Exogenous Technological Change
Paul then turns to the work of Paul Romer. I have discussed, in passing, Romer some time ago, in a response to Paul Cockshott. The point that is of significance, here, however, is Romer's concept that technology, or more specifically technological development, cannot be treated as an exogenous variable. It is essentially the same argument I have previously made, and also that flows from both Marx's and Kondratiev's analysis.
Although technological development goes on all the time, at certain points, it moves forward more rapidly. Why? The point I have made, based upon Marx's analysis in Theories of Surplus Value, and Capital III, is that when existing labour supplies start to get used up, towards the end of a period of extensive accumulation, wages rise, and this squeezes profits. Capital then engages in a splurge of research and development to produce new labour-saving equipment. It takes around ten years for these new base technologies to be developed, and then they begin to be introduced, as a replacement for existing equipment, during a period of intensive accumulation. So, as Romer says, in Endogenous Technological Change, technological development cannot be treated, as Schumpeter does, as being an exogenous factor, which thereby causes conjunctural shifts in the long wave cycle, but is itself a function of market forces, and conjunctural shifts within that cycle.
But, Romer also concludes that information technology is different from previous technologies. Romer basically defines information as a set of instructions, and as discussed earlier, those instructions, once set down, somewhere, for example, how to produce some new drug, can be freely copied. If the greatest proportion of value comes from the labour of those who produced the initial set of instructions, then this means that the value can never be captured, in the price of all these copies. In fact, this idea was not new. Marx has discussed it a century earlier, in relation to scientific labour.

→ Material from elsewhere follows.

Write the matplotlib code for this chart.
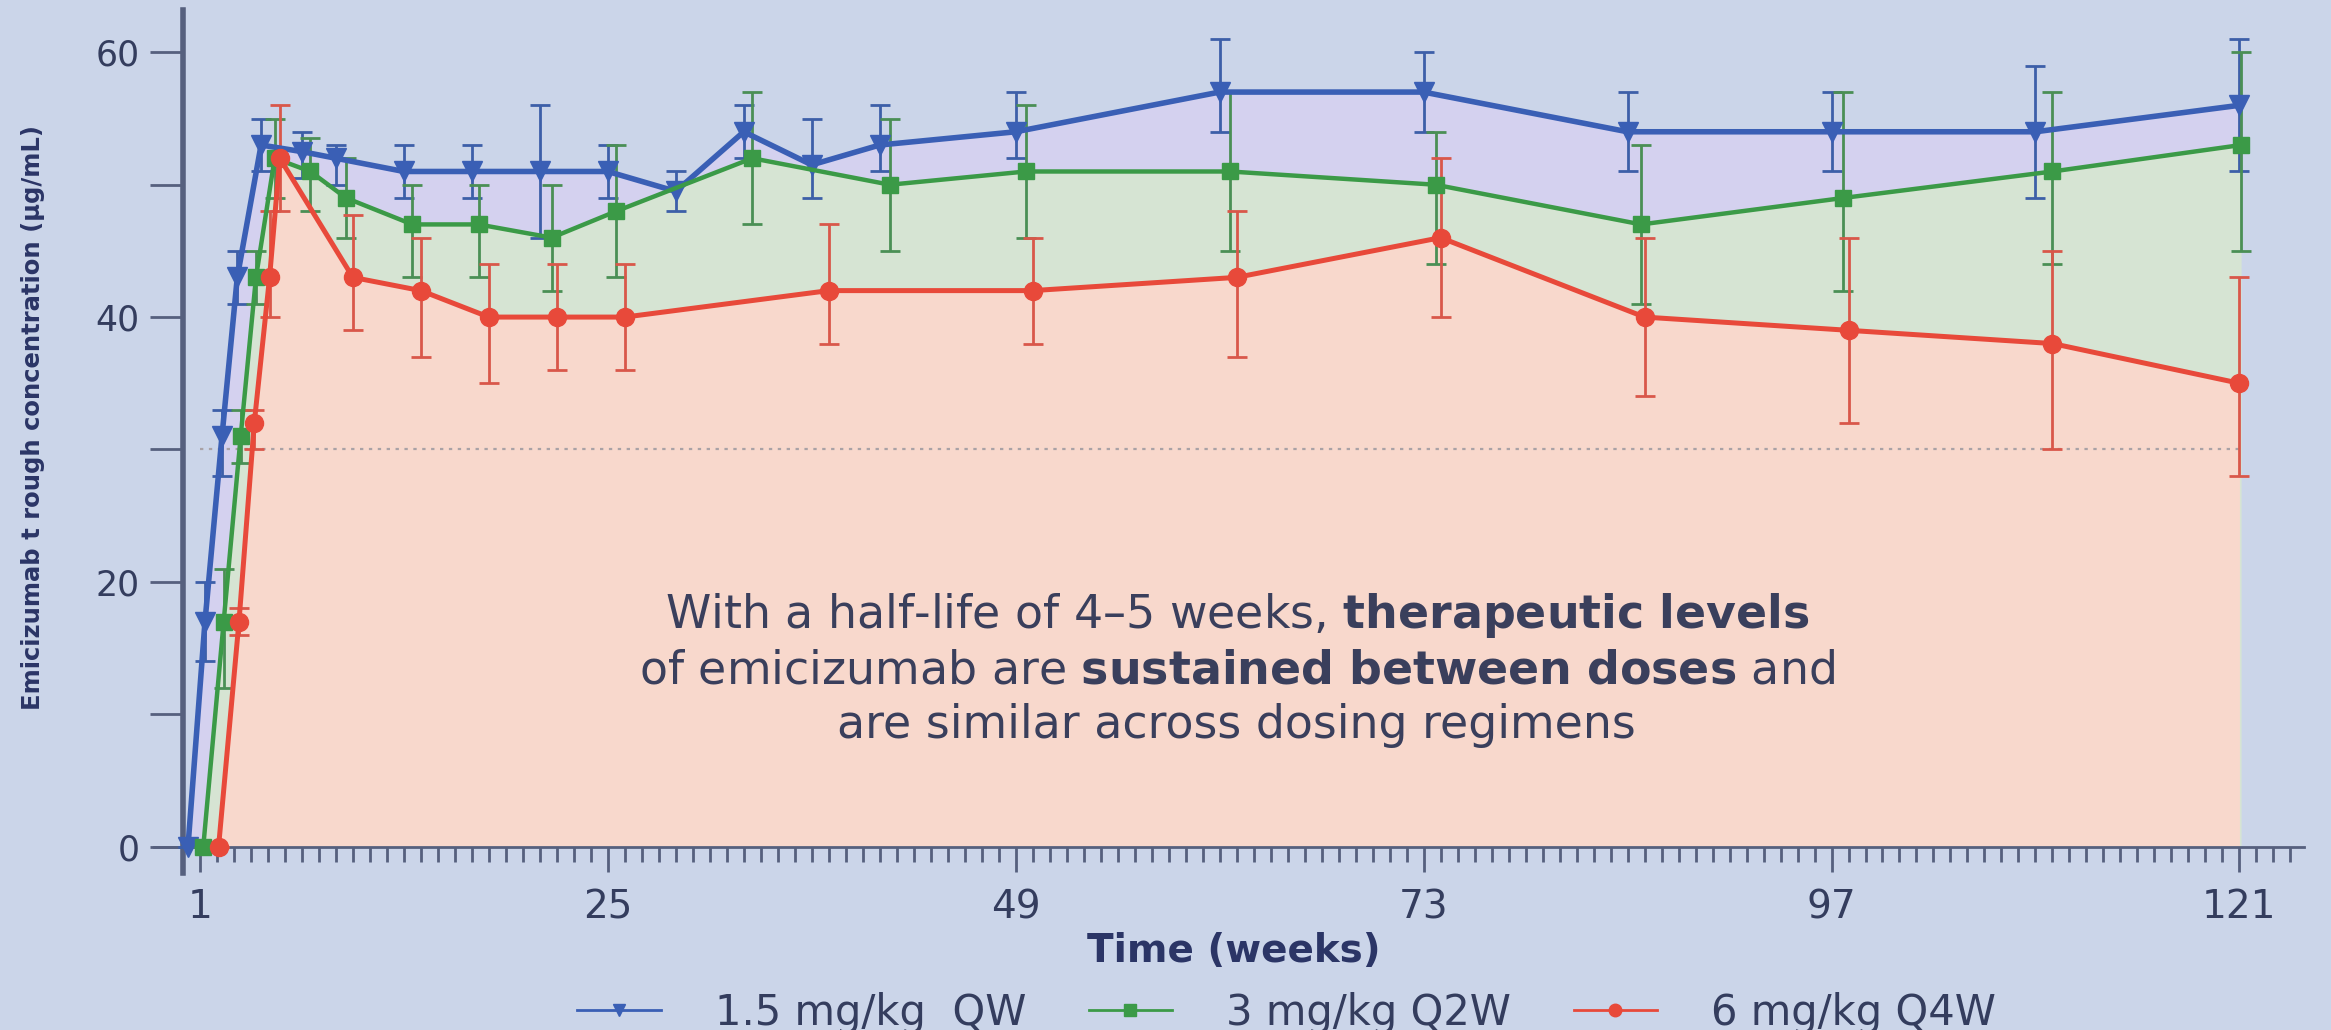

The answer to this, as discussed earlier, has been to try to prevent copying by various means. It was always illegal to record music from the radio to your tape recorder, but impossible to enforce. Instead, the DJ's would talk over part of the track and so on. But, the real issue here, as I will discuss later, is an attempt to maintain monopoly prices, so as to return first mover advantage. It is only the same principle that Marx discusses, in Capital I, whereby a firm introduces a new machine that reduces its unit costs of production/individual value of output, whilst it sells the output at the market value, thereby obtaining surplus profit/rent. Once all producers introduce the machine, the market value itself falls, and the surplus profit/rent disappears.
Essentially, it comes down to an attempt to maintain rents, including those rents that are shared with high value labour, such as with professional footballers, celebrity chefs, film stars etc.
Paul sets out a brief history of computers, operating systems and software. The basic antagonism described above, of the attempt to protect rents/surplus profits, from first mover advantage, as opposed to the inevitable attempt of market capitalism to burst apart such monopolies, and to remove those rents, via competition, and an expansion of output, is described in relation to the approach of the big tech companies, on the one hand, and the Open Source movement, on the other.
Paul writes,
“A staggering 70% of all smart phones run on Android, which is also technically, Open Source. This is in part due to an overt strategy by Samsung and Google to use Open Source software to undermine Apple's monopoly and maintain their own market position, but it does not alter the fact that the dominant smartphone on the planet runs on software nobody can own.” (P 122)
But, does this sound familiar in another context? In fact, as Marx wrote, 150 years ago, this itself is the characteristic of socialised capital, whether that socialised capital takes the form of a joint stock company, or a co-operative. These socialised capitals belong to no one. They constitute a legal entity in their own right. The capital belongs to the company itself, which as Marx points out, consists of the associated producers that comprise it, and who can change over time. It is they who should exercise control over it, and yet this should does not automatically become an is. In other words, it should be the workers and managers who exercise control over that capital, but it rarely is the case that they do so.